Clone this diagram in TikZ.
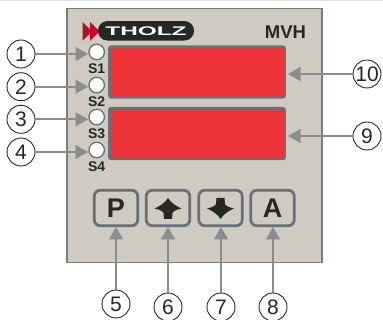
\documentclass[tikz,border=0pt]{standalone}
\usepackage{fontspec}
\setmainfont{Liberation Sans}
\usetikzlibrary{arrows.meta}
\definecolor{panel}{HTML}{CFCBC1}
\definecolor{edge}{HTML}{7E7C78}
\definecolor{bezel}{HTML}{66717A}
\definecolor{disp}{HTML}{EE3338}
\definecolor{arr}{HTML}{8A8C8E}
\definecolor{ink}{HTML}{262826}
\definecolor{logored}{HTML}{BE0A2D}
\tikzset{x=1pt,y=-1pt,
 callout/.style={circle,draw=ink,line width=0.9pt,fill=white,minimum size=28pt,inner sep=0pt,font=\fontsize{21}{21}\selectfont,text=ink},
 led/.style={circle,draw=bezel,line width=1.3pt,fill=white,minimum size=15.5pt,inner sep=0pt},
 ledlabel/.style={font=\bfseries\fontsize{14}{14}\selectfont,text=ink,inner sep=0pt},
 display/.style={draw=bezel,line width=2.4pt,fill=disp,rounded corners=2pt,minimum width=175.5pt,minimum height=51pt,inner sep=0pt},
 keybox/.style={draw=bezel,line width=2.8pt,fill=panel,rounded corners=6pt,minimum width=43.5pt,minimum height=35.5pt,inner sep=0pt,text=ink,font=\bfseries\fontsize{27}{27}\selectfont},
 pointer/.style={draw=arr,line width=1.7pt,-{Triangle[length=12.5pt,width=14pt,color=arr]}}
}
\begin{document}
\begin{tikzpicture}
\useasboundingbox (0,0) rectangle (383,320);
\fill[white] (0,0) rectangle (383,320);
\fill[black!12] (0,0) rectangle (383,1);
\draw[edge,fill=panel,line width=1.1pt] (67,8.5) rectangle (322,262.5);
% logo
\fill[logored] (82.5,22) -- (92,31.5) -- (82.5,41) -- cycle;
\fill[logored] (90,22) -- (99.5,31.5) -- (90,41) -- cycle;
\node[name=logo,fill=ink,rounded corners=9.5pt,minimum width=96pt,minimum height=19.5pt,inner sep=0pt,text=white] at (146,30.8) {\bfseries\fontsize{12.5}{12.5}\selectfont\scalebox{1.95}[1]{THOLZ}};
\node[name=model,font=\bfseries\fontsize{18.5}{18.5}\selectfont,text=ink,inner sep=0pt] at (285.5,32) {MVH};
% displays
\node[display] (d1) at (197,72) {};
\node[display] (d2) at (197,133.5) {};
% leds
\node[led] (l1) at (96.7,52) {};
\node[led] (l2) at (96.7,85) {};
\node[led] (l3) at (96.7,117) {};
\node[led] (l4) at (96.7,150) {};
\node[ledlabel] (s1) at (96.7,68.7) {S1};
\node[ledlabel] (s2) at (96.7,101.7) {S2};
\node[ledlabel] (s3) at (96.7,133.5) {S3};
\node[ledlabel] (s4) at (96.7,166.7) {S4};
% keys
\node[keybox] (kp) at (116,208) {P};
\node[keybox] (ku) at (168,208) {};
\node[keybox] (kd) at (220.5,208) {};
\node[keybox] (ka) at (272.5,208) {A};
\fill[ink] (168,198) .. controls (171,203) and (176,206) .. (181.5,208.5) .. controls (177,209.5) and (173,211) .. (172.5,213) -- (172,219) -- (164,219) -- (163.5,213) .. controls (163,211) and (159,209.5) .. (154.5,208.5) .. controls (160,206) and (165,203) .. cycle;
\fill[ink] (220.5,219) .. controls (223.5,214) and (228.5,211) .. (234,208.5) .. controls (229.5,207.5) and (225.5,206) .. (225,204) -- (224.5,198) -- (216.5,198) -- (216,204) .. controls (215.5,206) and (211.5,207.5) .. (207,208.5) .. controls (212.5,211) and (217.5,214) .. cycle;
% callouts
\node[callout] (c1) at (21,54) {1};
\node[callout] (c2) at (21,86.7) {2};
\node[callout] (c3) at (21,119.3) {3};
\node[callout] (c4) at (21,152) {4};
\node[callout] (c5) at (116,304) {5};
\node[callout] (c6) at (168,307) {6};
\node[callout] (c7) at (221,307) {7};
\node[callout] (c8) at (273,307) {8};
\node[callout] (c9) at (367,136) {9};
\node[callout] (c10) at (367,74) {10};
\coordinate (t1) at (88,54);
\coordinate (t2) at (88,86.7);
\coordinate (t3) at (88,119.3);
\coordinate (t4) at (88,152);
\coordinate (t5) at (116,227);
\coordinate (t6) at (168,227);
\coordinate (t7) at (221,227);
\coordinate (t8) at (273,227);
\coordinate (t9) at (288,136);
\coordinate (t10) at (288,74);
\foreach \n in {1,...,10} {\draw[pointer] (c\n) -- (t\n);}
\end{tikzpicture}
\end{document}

→ **EXERCISE DIRECTIONS**
Reproduce the data verbatim. Do not carry any picture into the copy.

→ **EXPECTED ANSWER**
Clone this diagram in TikZ.
\documentclass[tikz,border=0pt]{standalone}
\usepackage{fontspec}
\setmainfont{Liberation Sans}
\usetikzlibrary{arrows.meta}
\definecolor{panel}{HTML}{CFCBC1}
\definecolor{edge}{HTML}{7E7C78}
\definecolor{bezel}{HTML}{66717A}
\definecolor{disp}{HTML}{EE3338}
\definecolor{arr}{HTML}{8A8C8E}
\definecolor{ink}{HTML}{262826}
\definecolor{logored}{HTML}{BE0A2D}
\tikzset{x=1pt,y=-1pt,
 callout/.style={circle,draw=ink,line width=0.9pt,fill=white,minimum size=28pt,inner sep=0pt,font=\fontsize{21}{21}\selectfont,text=ink},
 led/.style={circle,draw=bezel,line width=1.3pt,fill=white,minimum size=15.5pt,inner sep=0pt},
 ledlabel/.style={font=\bfseries\fontsize{14}{14}\selectfont,text=ink,inner sep=0pt},
 display/.style={draw=bezel,line width=2.4pt,fill=disp,rounded corners=2pt,minimum width=175.5pt,minimum height=51pt,inner sep=0pt},
 keybox/.style={draw=bezel,line width=2.8pt,fill=panel,rounded corners=6pt,minimum width=43.5pt,minimum height=35.5pt,inner sep=0pt,text=ink,font=\bfseries\fontsize{27}{27}\selectfont},
 pointer/.style={draw=arr,line width=1.7pt,-{Triangle[length=12.5pt,width=14pt,color=arr]}}
}
\begin{document}
\begin{tikzpicture}
\useasboundingbox (0,0) rectangle (383,320);
\fill[white] (0,0) rectangle (383,320);
\fill[black!12] (0,0) rectangle (383,1);
\draw[edge,fill=panel,line width=1.1pt] (67,8.5) rectangle (322,262.5);
% logo
\fill[logored] (82.5,22) -- (92,31.5) -- (82.5,41) -- cycle;
\fill[logored] (90,22) -- (99.5,31.5) -- (90,41) -- cycle;
\node[name=logo,fill=ink,rounded corners=9.5pt,minimum width=96pt,minimum height=19.5pt,inner sep=0pt,text=white] at (146,30.8) {\bfseries\fontsize{12.5}{12.5}\selectfont\scalebox{1.95}[1]{THOLZ}};
\node[name=model,font=\bfseries\fontsize{18.5}{18.5}\selectfont,text=ink,inner sep=0pt] at (285.5,32) {MVH};
% displays
\node[display] (d1) at (197,72) {};
\node[display] (d2) at (197,133.5) {};
% leds
\node[led] (l1) at (96.7,52) {};
\node[led] (l2) at (96.7,85) {};
\node[led] (l3) at (96.7,117) {};
\node[led] (l4) at (96.7,150) {};
\node[ledlabel] (s1) at (96.7,68.7) {S1};
\node[ledlabel] (s2) at (96.7,101.7) {S2};
\node[ledlabel] (s3) at (96.7,133.5) {S3};
\node[ledlabel] (s4) at (96.7,166.7) {S4};
% keys
\node[keybox] (kp) at (116,208) {P};
\node[keybox] (ku) at (168,208) {};
\node[keybox] (kd) at (220.5,208) {};
\node[keybox] (ka) at (272.5,208) {A};
\fill[ink] (168,198) .. controls (171,203) and (176,206) .. (181.5,208.5) .. controls (177,209.5) and (173,211) .. (172.5,213) -- (172,219) -- (164,219) -- (163.5,213) .. controls (163,211) and (159,209.5) .. (154.5,208.5) .. controls (160,206) and (165,203) .. cycle;
\fill[ink] (220.5,219) .. controls (223.5,214) and (228.5,211) .. (234,208.5) .. controls (229.5,207.5) and (225.5,206) .. (225,204) -- (224.5,198) -- (216.5,198) -- (216,204) .. controls (215.5,206) and (211.5,207.5) .. (207,208.5) .. controls (212.5,211) and (217.5,214) .. cycle;
% callouts
\node[callout] (c1) at (21,54) {1};
\node[callout] (c2) at (21,86.7) {2};
\node[callout] (c3) at (21,119.3) {3};
\node[callout] (c4) at (21,152) {4};
\node[callout] (c5) at (116,304) {5};
\node[callout] (c6) at (168,307) {6};
\node[callout] (c7) at (221,307) {7};
\node[callout] (c8) at (273,307) {8};
\node[callout] (c9) at (367,136) {9};
\node[callout] (c10) at (367,74) {10};
\coordinate (t1) at (88,54);
\coordinate (t2) at (88,86.7);
\coordinate (t3) at (88,119.3);
\coordinate (t4) at (88,152);
\coordinate (t5) at (116,227);
\coordinate (t6) at (168,227);
\coordinate (t7) at (221,227);
\coordinate (t8) at (273,227);
\coordinate (t9) at (288,136);
\coordinate (t10) at (288,74);
\foreach \n in {1,...,10} {\draw[pointer] (c\n) -- (t\n);}
\end{tikzpicture}
\end{document}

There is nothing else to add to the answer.